*Instructions for the task*
Leave out all pictures. Return exactly the lines from the top of the material through the line containing "import matplotlib.pyplot as plt".

*Recorded data*
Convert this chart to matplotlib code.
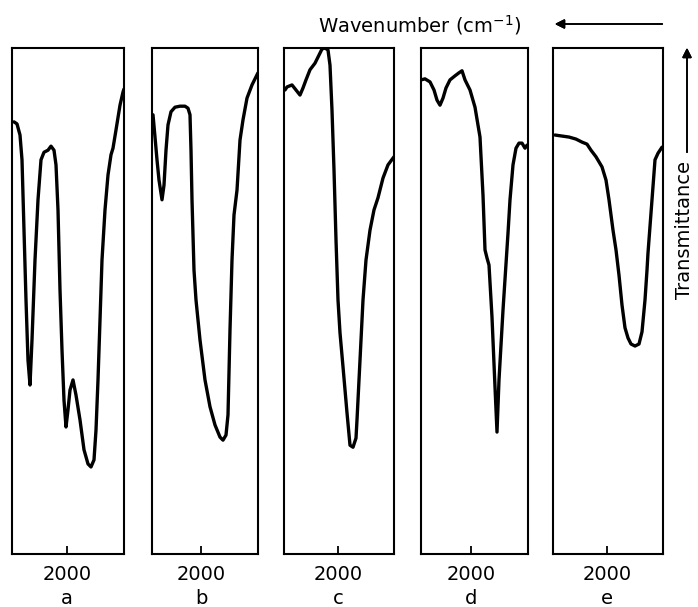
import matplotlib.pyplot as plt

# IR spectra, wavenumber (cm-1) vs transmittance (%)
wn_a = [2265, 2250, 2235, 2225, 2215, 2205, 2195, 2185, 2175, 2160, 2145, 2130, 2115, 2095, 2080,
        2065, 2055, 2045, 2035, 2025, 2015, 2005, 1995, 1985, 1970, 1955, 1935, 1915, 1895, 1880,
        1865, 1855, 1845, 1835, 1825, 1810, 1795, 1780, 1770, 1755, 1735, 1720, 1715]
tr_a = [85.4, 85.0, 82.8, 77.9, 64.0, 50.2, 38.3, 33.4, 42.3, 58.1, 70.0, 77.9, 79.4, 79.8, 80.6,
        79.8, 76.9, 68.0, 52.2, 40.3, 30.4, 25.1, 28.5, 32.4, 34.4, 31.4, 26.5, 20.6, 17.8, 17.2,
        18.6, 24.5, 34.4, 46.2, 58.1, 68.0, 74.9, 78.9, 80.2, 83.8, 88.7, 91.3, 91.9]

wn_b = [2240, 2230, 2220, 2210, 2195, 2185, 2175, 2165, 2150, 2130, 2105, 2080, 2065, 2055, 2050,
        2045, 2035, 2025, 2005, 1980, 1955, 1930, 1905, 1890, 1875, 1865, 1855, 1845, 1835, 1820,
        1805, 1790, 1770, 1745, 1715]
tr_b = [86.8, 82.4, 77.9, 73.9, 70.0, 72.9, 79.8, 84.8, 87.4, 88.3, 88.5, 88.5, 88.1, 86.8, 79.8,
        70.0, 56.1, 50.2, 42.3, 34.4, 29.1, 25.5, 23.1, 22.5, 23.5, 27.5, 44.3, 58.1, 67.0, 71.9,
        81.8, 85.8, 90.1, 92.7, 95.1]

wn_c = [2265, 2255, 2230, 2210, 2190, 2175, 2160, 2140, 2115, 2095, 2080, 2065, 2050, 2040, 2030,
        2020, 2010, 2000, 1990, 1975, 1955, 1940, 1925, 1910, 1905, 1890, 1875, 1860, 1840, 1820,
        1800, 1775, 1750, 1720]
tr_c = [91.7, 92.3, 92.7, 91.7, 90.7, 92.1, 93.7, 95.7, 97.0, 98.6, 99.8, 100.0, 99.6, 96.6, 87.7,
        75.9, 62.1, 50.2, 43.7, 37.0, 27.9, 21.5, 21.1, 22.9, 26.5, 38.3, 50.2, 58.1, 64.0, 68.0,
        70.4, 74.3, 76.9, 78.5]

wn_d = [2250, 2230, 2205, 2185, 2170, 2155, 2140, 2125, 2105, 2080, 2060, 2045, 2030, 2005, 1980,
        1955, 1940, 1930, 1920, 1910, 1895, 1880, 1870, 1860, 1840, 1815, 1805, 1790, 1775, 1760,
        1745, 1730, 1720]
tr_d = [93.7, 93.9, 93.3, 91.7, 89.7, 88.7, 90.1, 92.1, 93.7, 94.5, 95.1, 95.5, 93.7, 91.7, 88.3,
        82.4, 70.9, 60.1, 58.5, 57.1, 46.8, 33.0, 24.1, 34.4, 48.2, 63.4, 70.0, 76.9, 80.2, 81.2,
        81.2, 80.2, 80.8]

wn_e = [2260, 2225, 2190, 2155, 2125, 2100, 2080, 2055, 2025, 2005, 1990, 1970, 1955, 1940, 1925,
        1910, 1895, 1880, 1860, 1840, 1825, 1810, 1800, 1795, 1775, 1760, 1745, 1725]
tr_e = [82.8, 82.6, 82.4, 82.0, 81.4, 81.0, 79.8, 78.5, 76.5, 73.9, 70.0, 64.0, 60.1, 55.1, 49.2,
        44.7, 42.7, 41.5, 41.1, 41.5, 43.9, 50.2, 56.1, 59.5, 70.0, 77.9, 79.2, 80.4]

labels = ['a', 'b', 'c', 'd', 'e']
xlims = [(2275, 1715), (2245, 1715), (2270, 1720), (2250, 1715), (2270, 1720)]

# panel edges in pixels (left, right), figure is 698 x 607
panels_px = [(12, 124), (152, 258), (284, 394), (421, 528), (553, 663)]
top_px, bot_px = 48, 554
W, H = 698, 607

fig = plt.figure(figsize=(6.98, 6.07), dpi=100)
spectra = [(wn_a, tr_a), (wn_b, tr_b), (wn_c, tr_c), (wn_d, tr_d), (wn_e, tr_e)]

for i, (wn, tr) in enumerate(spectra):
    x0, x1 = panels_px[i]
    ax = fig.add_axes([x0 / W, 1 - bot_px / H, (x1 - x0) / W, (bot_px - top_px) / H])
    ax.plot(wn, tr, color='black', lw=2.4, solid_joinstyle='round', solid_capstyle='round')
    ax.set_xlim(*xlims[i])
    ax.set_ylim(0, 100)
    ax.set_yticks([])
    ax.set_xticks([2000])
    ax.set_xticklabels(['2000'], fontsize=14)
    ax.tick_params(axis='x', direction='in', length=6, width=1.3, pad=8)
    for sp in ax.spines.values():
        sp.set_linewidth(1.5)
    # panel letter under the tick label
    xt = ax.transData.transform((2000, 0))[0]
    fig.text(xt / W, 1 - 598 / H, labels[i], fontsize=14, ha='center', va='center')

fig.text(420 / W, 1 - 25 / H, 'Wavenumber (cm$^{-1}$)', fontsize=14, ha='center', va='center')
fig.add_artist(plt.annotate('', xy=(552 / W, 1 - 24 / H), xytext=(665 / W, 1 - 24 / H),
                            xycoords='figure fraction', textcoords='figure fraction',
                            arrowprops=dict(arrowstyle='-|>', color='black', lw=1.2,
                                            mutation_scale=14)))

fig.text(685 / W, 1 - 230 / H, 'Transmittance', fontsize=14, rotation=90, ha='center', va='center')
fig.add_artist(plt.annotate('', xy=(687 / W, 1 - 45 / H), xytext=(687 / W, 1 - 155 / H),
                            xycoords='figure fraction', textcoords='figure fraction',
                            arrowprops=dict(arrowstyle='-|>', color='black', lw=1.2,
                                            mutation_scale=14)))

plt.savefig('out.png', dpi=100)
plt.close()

*Answer*
Convert this chart to matplotlib code.
import matplotlib.pyplot as plt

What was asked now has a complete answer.